Various embodiments have been described. Various modifications will occur to those skilled in the art. In particular, the selection of the materials forming layers 61, 63, and 65 depends on the application and particularly on the wavelengths which are desired to be detected. Further, a reflective material may be provided for cathode 25 to improve the sensitivity of the photodiodes. Gold or an alloy of tungsten and molybdenim may in particular be provided. Further, the practical implementation of the embodiments which have been described is within the abilities of those skilled in the art based on the functional indications given hereabove.

Claims

1. An image sensor comprising an array of readout circuits in non-organic technology and photodiodes made of organic materials.

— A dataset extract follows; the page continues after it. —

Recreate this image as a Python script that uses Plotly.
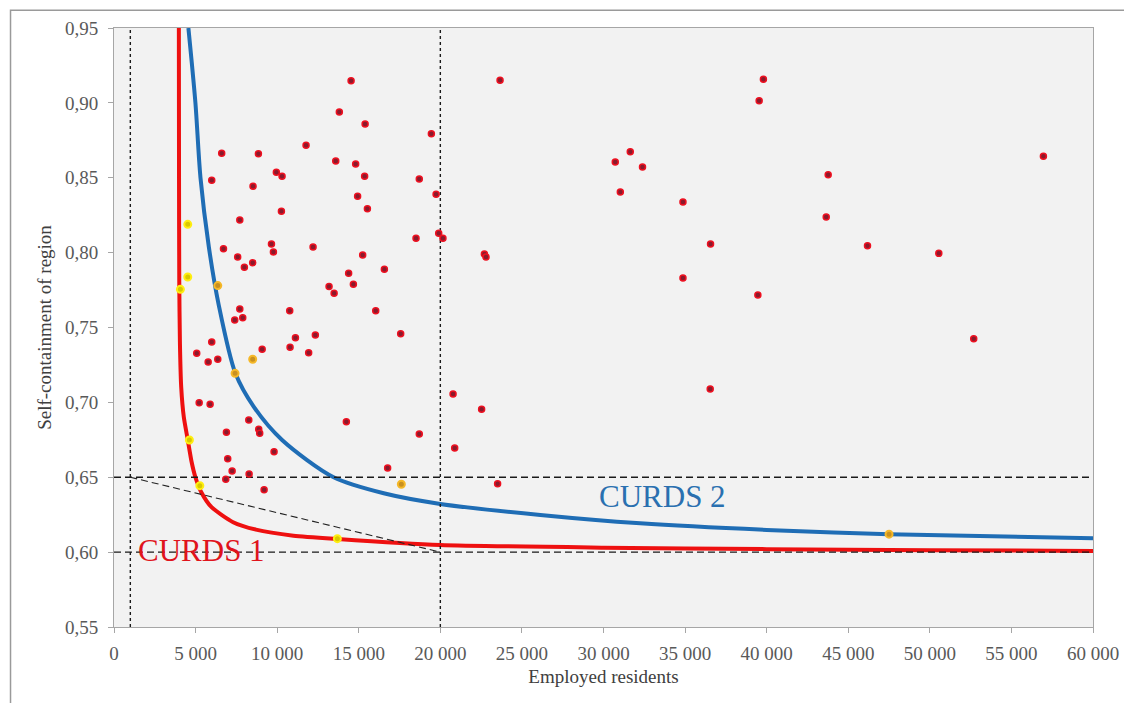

2. The sensor according to claim 1, wherein the readout circuits are made in CMOS technology.

3. The sensor according to claim 1, wherein each photodiode is separated from the next photodiodes by spacers made of an electrically-insulating material.

4. The sensor according to claim 3, wherein the spacers are made of a transparent material.

5. The sensor according to claim 3, wherein the spacers are opaque to light.

6. The sensor according to claim 3, wherein the spacers absorb light.

7. The sensor according to claim 1, wherein each photodiode comprises a first electrode having the size of a pixel or sub-pixel of the associated readout circuit.

8. The sensor according to claim 7, wherein the first electrode is connected to a gate of a first transistor of the readout circuit.

9. The sensor according to claim 7, wherein the first electrode is coupled to a gate of a first transistor of the readout circuit via one or a plurality of additional transistors.

10. The sensor according to claim 1, wherein an electrode of the photodiodes is common to a plurality of readout circuits.

11. The sensor according to claim 10, wherein the electrode is covered with a translucent protection layer.

12. The sensor according to claim 10, wherein the electrode is formed of a transparent organic conductive layer.

13. The sensor according to claim 7, wherein each pixel or sub-pixel is inscribed within a square having a side length smaller than 50 μm.

14. The sensor according to claim 7, wherein the pixels or sub-pixels are laterally spaced apart by less than 5 μm.